Source code of charts:
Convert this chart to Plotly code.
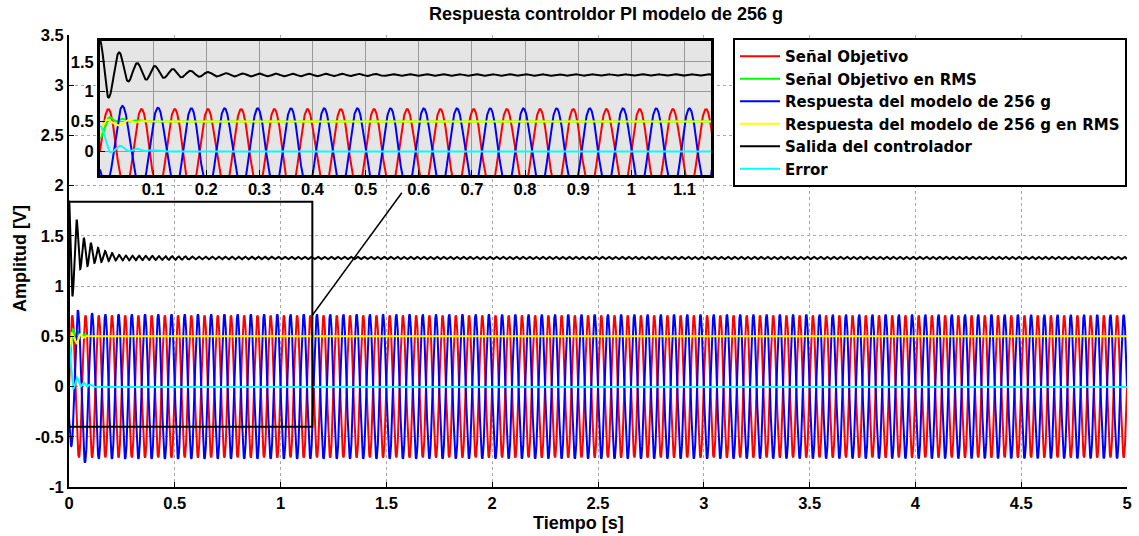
import numpy as np
import plotly.graph_objects as go

# ---------------- values ----------------
t_end = 5.0
sample_rate = 2000.0
signal_freq = 16.0            # Hz, carrier of target / model response
ripple_freq = 32.0            # Hz, ripple of controller output
target_amp = 0.707

# model response (blue): amplitude envelope and phase lag (cycles)
model_amp_t = [0.0, 0.012, 0.041, 0.072, 0.12, 5.0]
model_amp_v = [0.55, 0.60, 0.76, 0.76, 0.72, 0.715]
model_lag_t = [0.0, 0.041, 0.11, 5.0]
model_lag_v = [0.406, 0.42, 0.50, 0.50]

# RMS of target (green)
target_rms_t = [0.0, 0.018, 0.030, 0.042, 0.056, 0.072, 0.09, 5.0]
target_rms_v = [0.22, 0.57, 0.50, 0.545, 0.50, 0.52, 0.50, 0.50]

# RMS of model response (yellow)
model_rms_t = [0.0, 0.012, 0.036, 0.052, 0.066, 0.082, 0.10, 5.0]
model_rms_v = [0.30, 0.53, 0.43, 0.52, 0.485, 0.505, 0.50, 0.50]

# error (cyan)
error_t = [0.0, 0.02, 0.038, 0.055, 0.07, 0.085, 0.10, 0.12, 5.0]
error_v = [0.42, -0.02, 0.09, 0.0, 0.04, 0.0, 0.02, -0.005, -0.005]

# controller output (black): extrema of the start-up transient
ctrl_ext_t = [0.0, 0.016, 0.036, 0.053, 0.070, 0.087, 0.103, 0.120, 0.137,
              0.153, 0.170, 0.187, 0.203, 0.220, 0.237, 0.253]
ctrl_ext_v = [1.85, 0.90, 1.66, 1.17, 1.48, 1.20, 1.43, 1.23, 1.38,
              1.24, 1.35, 1.25, 1.33, 1.255, 1.31, 1.255]
ctrl_level = 1.28
ctrl_ripple_t = [0.253, 0.4, 0.6, 1.0, 5.0]
ctrl_ripple_v = [0.025, 0.02, 0.015, 0.013, 0.013]

# zoom window shown in the inset
zoom_x = [0.0, 1.15]
zoom_y = [-0.4, 1.84]

main_xticks = [0, 0.5, 1, 1.5, 2, 2.5, 3, 3.5, 4, 4.5, 5]
main_xtext = ["0", "0.5", "1", "1.5", "2", "2.5", "3", "3.5", "4", "4.5", "5"]
main_yticks = [-1, -0.5, 0, 0.5, 1, 1.5, 2, 2.5, 3, 3.5]
main_ytext = ["-1", "-0.5", "0", "0.5", "1", "1.5", "2", "2.5", "3", "3.5"]
inset_xticks = [0.1, 0.2, 0.3, 0.4, 0.5, 0.6, 0.7, 0.8, 0.9, 1.0, 1.1]
inset_xtext = ["0.1", "0.2", "0.3", "0.4", "0.5", "0.6", "0.7", "0.8", "0.9", "1", "1.1"]
inset_yticks = [0, 0.5, 1, 1.5]
inset_ytext = ["0", "0.5", "1", "1.5"]

names = ["Señal Objetivo", "Señal Objetivo en RMS", "Respuesta del modelo de 256 g",
         "Respuesta del modelo de 256 g en RMS", "Salida del controlador", "Error"]
colors = ["#ff0000", "#00ff00", "#0000ff", "#ffff00", "#000000", "#00ffff"]

title_text = "Respuesta controldor PI modelo de 256 g"
xlabel = "Tiempo [s]"
ylabel = "Amplitud [V]"


# ---------------- build the series ----------------
def smooth_interp(t, kt, kv):
    kt = np.asarray(kt, float)
    kv = np.asarray(kv, float)
    idx = np.clip(np.searchsorted(kt, t, side="right") - 1, 0, len(kt) - 2)
    t0, t1 = kt[idx], kt[idx + 1]
    s = np.clip((t - t0) / (t1 - t0), 0, 1)
    w = (1 - np.cos(np.pi * s)) / 2
    return kv[idx] + (kv[idx + 1] - kv[idx]) * w


t = np.arange(0, t_end + 1e-9, 1.0 / sample_rate)
w0 = 2 * np.pi * signal_freq

target = target_amp * np.sin(w0 * t)
amp = np.interp(t, model_amp_t, model_amp_v)
lag = np.interp(t, model_lag_t, model_lag_v)
model = amp * np.sin(w0 * t - 2 * np.pi * lag)
target_rms = smooth_interp(t, target_rms_t, target_rms_v)
model_rms = smooth_interp(t, model_rms_t, model_rms_v)
error = smooth_interp(t, error_t, error_v)

t_last = ctrl_ext_t[-1]
ripple = np.interp(t, ctrl_ripple_t, ctrl_ripple_v)
ctrl_tail = ctrl_level + ripple * np.cos(2 * np.pi * ripple_freq * (t - t_last) + np.pi)
ctrl = np.where(t <= t_last, smooth_interp(t, ctrl_ext_t, ctrl_ext_v), ctrl_tail)

series = [target, target_rms, model, model_rms, ctrl, error]

fig = go.Figure()
for name, col, y in zip(names, colors, series):
    fig.add_trace(go.Scatter(x=t, y=y, mode="lines", name=name,
                             line=dict(color=col, width=2),
                             xaxis="x", yaxis="y", hoverinfo="skip"))
mask = t <= zoom_x[1] + 0.01
for name, col, y in zip(names, colors, series):
    fig.add_trace(go.Scatter(x=t[mask], y=y[mask], mode="lines", name=name,
                             line=dict(color=col, width=2), showlegend=False,
                             xaxis="x2", yaxis="y2", hoverinfo="skip"))

# ---------------- layout ----------------
W, H = 1139, 536
ml, mr, mt, mb = 69, 12, 35, 49
pw, ph = W - ml - mr, H - mt - mb
FONT = "Liberation Sans, Arial, Helvetica, sans-serif"
LFONT = "DejaVu Sans, Liberation Sans, sans-serif"

def px_x(px):
    return (px - ml) / pw

def px_y(py):
    return (H - mb - py) / ph

tickfont = dict(family=FONT, size=16.5, color="black", weight="bold")
labfont = dict(family=FONT, size=18, color="black", weight="bold")

fig.update_layout(
    width=W, height=H,
    margin=dict(l=ml, r=mr, t=mt, b=mb, autoexpand=False),
    paper_bgcolor="white",
    plot_bgcolor="#e5e5e5",
    font=dict(family=FONT, color="black"),
    title=dict(text=title_text, x=px_x(606), xref="paper", xanchor="center",
               y=1 - 14 / H, yref="container", yanchor="middle",
               font=dict(family=FONT, size=18, color="black", weight="bold")),
    showlegend=True,
    legend=dict(x=1, xanchor="right", y=px_y(38), yanchor="top",
                bgcolor="white", bordercolor="black", borderwidth=2,
                font=dict(family=LFONT, size=15, color="black", weight="bold"),
                tracegroupgap=0, itemwidth=40),
    xaxis=dict(domain=[0, 1], range=[0, t_end], tickvals=main_xticks, ticktext=main_xtext,
               ticks="inside", ticklen=5, tickcolor="black", tickwidth=1,
               showline=True, linecolor="black", linewidth=2,
               showgrid=True, gridcolor="#a8a8a8", gridwidth=1, griddash="dot",
               zeroline=False, tickfont=tickfont),
    yaxis=dict(domain=[0, 1], range=[-1, 3.5], tickvals=main_yticks, ticktext=main_ytext,
               ticks="inside", ticklen=5, tickcolor="black", tickwidth=1,
               showline=True, linecolor="black", linewidth=2,
               showgrid=True, gridcolor="#a8a8a8", gridwidth=1, griddash="dot",
               zeroline=False, tickfont=tickfont),
    xaxis2=dict(domain=[px_x(100), px_x(711)], anchor="y2", range=zoom_x,
                tickvals=inset_xticks, ticktext=inset_xtext,
                ticks="inside", ticklen=5, tickcolor="black",
                showline=True, mirror=True, linecolor="black", linewidth=3,
                showgrid=True, gridcolor="#9a9a9a", gridwidth=1,
                zeroline=False, tickfont=tickfont, ticklabelstandoff=-3),
    yaxis2=dict(domain=[px_y(175), px_y(41)], anchor="x2", range=[-0.4, 1.85],
                tickvals=inset_yticks, ticktext=inset_ytext,
                ticks="inside", ticklen=5, tickcolor="black",
                showline=True, mirror=True, linecolor="black", linewidth=3,
                showgrid=True, gridcolor="#9a9a9a", gridwidth=1,
                zeroline=False, tickfont=tickfont),
    annotations=[
        dict(text=xlabel, xref="paper", yref="paper", x=px_x(578), y=px_y(523),
             xanchor="center", yanchor="middle", showarrow=False, font=labfont),
        dict(text=ylabel, xref="paper", yref="paper", x=px_x(20), y=px_y(259),
             xanchor="center", yanchor="middle", showarrow=False, textangle=-90,
             font=labfont),
    ],
    shapes=[
        dict(type="rect", xref="x", yref="y", x0=0, x1=t_end, y0=-1, y1=3.5,
             fillcolor="white", line=dict(width=0), layer="below"),
        dict(type="rect", xref="x", yref="y", x0=zoom_x[0], x1=zoom_x[1],
             y0=zoom_y[0], y1=zoom_y[1], line=dict(color="black", width=2),
             fillcolor="rgba(0,0,0,0)", layer="above"),
        dict(type="line", xref="x", yref="y", x0=zoom_x[1], y0=0.71, x1=1.573, y1=1.93,
             line=dict(color="black", width=1.5), layer="above"),
    ],
)

fig.write_html("out.html")
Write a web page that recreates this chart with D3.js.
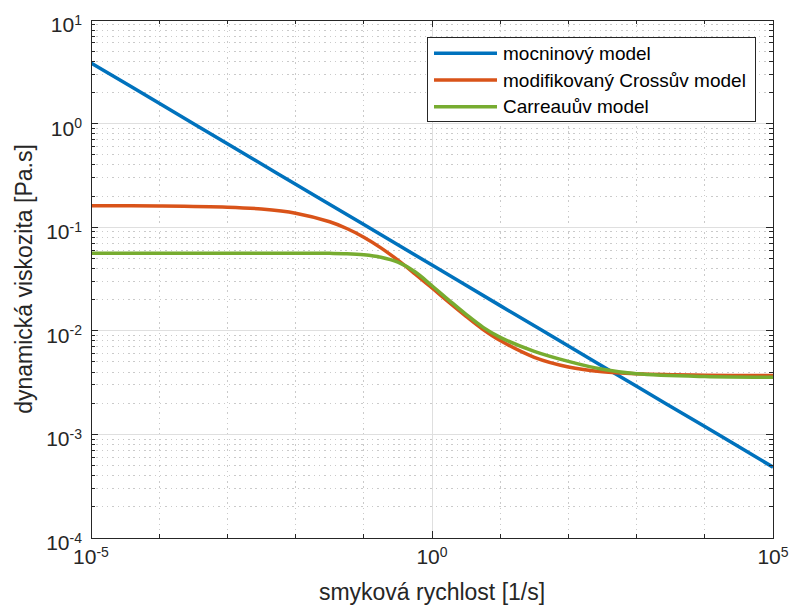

Stated exercise:
Copy nothing but the lines from the top of the material through the line holding "target_rms_v = [0.22, 0.57, 0.50, 0.545, 0.50, 0.52, 0.50, 0.50]", exactly as written; omit pictures.

The answer:
Convert this chart to Plotly code.
import numpy as np
import plotly.graph_objects as go

# ---------------- values ----------------
t_end = 5.0
sample_rate = 2000.0
signal_freq = 16.0            # Hz, carrier of target / model response
ripple_freq = 32.0            # Hz, ripple of controller output
target_amp = 0.707

# model response (blue): amplitude envelope and phase lag (cycles)
model_amp_t = [0.0, 0.012, 0.041, 0.072, 0.12, 5.0]
model_amp_v = [0.55, 0.60, 0.76, 0.76, 0.72, 0.715]
model_lag_t = [0.0, 0.041, 0.11, 5.0]
model_lag_v = [0.406, 0.42, 0.50, 0.50]

# RMS of target (green)
target_rms_t = [0.0, 0.018, 0.030, 0.042, 0.056, 0.072, 0.09, 5.0]
target_rms_v = [0.22, 0.57, 0.50, 0.545, 0.50, 0.52, 0.50, 0.50]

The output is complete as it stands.